When a headwind component suddenly changes to a tailwind component and is associated with a downdraft before or shortly after the rotation as was the case in this event, the consequent reduction in airspeed and lift creates a risk of loss of control which may lead directly or indirectly to collision with terrain or obstacles. When rated rather than reduced thrust has been set for the takeoff as in this case, there are few options available which will restore normal safety margins. If automatic flight envelope protection is available, particularly against excessive angle of attack, then the crew are able to apply full nose up control input without the risk of stall. However, the main opportunity to limit these risks occurs before such windshear is encountered.
  • The extent of hazardous windshear at Bogotá
No data on the prevalence of windshear at Bogotá are available and long haul takeoffs from the airport often occur at the limit of an aircraft’s performance. In addition, this airport is not equipped with equipment to detect windshear. A study of the prevalence and nature of windshear at Bogotá would enable a decision on if and how risk mitigation might be achieved.
  • Communication of windshear risk to flights by air traffic control
Pre flight briefing information available to the flight crew did not contain any message indicating the presence of windshear. In addition, the aircraft Predictive Warning System (PWS) did not detect the windshear despite its strength, its location on the aeroplane’s axis and the presence of rainfall. The crew were therefore reliant mainly on information from ATC prior to beginning their takeoff.
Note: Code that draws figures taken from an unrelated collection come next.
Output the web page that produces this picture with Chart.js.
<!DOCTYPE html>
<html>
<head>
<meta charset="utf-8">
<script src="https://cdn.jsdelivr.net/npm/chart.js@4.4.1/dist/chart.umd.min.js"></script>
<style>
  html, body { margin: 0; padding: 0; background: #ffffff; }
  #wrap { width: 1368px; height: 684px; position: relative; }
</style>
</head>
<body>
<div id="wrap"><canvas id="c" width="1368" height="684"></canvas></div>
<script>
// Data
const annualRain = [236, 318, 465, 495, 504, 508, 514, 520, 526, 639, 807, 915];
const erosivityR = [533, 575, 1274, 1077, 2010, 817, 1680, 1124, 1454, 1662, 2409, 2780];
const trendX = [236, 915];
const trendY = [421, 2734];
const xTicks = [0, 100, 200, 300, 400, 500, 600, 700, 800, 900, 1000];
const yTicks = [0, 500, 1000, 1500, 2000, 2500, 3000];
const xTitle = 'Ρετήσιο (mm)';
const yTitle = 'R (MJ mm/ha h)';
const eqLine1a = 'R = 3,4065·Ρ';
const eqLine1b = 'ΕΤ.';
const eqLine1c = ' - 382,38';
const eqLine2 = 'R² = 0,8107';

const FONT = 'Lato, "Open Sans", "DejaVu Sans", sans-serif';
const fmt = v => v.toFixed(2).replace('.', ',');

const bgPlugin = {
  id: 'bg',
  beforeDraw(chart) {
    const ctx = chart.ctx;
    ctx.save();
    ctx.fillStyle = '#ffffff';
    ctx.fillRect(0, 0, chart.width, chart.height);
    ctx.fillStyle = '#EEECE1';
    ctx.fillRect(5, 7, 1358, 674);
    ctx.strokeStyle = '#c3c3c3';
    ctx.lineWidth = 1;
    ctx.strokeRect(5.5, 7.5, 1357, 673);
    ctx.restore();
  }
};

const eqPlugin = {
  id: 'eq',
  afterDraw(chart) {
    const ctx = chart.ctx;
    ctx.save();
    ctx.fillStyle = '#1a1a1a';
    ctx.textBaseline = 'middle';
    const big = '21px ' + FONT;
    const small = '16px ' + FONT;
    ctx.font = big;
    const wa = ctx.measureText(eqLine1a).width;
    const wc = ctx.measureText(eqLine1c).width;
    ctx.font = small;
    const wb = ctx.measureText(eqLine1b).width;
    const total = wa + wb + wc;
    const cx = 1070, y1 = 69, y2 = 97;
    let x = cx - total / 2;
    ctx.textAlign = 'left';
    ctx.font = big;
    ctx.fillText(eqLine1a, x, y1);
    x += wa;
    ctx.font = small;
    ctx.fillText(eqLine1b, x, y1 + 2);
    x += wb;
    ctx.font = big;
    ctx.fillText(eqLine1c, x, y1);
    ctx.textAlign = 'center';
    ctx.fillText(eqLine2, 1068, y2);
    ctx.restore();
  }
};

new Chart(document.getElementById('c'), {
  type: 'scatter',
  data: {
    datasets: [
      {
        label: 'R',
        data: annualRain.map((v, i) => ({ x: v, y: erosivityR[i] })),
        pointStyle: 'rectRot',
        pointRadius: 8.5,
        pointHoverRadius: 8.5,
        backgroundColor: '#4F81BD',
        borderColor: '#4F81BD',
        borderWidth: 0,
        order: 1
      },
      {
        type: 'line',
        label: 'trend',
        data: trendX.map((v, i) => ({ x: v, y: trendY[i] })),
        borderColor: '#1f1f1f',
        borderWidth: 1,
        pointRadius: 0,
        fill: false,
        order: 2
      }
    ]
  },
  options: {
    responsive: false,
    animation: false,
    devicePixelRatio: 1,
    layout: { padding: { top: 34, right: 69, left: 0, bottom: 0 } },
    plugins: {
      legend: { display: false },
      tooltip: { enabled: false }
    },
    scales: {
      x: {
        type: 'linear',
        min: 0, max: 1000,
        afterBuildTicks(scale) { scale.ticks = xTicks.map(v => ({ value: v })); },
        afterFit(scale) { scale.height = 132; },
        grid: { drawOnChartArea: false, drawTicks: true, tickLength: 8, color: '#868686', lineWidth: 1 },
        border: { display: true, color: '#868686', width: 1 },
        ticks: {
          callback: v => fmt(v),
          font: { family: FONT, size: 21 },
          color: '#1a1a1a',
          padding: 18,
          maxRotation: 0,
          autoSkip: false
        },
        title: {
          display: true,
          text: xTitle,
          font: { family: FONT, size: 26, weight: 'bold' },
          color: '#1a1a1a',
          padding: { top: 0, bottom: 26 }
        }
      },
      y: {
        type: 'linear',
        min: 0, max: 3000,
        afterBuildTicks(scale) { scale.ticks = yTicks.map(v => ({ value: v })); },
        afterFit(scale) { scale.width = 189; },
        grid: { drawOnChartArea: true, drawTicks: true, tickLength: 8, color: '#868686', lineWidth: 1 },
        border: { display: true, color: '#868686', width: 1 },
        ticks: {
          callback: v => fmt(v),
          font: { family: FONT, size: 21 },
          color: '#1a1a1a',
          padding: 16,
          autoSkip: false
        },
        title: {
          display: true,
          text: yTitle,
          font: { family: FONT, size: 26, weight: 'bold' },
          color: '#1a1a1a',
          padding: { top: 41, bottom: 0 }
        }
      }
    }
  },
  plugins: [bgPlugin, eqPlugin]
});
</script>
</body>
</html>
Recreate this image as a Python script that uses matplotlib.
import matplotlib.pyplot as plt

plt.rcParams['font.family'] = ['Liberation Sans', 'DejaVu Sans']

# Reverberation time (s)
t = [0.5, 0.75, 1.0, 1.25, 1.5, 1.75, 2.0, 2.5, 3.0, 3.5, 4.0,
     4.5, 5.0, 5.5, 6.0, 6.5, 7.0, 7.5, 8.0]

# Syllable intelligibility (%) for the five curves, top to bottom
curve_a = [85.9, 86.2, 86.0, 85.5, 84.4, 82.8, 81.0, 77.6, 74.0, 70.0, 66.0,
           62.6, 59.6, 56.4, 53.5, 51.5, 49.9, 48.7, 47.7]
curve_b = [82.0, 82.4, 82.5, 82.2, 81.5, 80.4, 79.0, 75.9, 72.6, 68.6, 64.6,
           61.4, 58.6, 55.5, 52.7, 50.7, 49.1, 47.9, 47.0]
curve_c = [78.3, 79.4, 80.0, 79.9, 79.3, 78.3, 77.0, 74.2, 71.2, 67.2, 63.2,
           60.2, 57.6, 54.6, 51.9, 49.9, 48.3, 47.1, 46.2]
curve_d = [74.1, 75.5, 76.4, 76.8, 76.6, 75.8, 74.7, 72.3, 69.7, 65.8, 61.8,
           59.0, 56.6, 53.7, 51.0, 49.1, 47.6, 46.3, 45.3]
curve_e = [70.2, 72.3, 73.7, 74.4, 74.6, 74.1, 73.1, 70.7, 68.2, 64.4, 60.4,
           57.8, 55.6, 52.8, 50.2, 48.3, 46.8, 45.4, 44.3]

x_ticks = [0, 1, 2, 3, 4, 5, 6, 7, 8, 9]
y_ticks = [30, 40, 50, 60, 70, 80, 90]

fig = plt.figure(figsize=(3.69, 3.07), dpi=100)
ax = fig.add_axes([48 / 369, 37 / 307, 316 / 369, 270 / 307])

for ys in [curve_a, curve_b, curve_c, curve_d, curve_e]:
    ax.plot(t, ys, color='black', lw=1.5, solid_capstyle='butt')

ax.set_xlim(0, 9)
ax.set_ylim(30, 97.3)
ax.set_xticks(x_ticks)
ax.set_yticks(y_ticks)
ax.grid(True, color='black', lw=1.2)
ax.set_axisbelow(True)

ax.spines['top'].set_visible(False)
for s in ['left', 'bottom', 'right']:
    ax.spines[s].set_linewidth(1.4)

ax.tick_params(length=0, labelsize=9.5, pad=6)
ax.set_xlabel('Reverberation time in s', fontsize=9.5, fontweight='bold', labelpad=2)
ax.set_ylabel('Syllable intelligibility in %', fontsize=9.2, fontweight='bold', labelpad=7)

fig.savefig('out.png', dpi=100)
Safety Action taken by Air France as a result of the Investigation of this event was noted as having included restricting maximum takeoff weight on the basis that had windshear occurred after V1, the aircraft would have then been late in reaching VR. By reducing the risk which may arise in the event of a longer than expected takeoff roll, the aircraft control risk associated with hazardous windshear during takeoff was also indirectly reduced.

Three Safety Recommendations were made as a result of the Investigation as follows:

  • that the Civil Aviation Authority of Colombia (Unidad Administrativa Especial de Aeronáutica Civil) assess the number of windshears per year at Bogotá El Dorado airport, their strength and the conditions conducive to their appearance. [FRAN-2019-035]
  • that the Civil Aviation Authority of Colombia (Unidad Administrativa Especial de Aeronáutica Civil) assess, according to the results of the above-mentioned study, the relevance of equipping Bogotá El Dorado airport with systems designed to detect these phenomena and warn the air traffic control of them. [FRAN-2019-036]
  • that the Civil Aviation Authority of Colombia (Unidad Administrativa Especial de Aeronáutica Civil) ensure that a procedure is set up by the Bogotá air traffic control unit with the aim of supplying crews, in the take-off clearances, with the wind measured at the two thresholds of the runway in service when the weather situation is such that windshear is likely (in particular in the presence of storms, towering cumulus or cumulonimbus close to the airport) and that the Bogotá airport aeronautical information service warns operators of the risk associated with these particular situations. [FRAN-2019-037]

The Final Report was published simultaneously in English translation and in the (definitive) Spanish language version on 16 December 2019.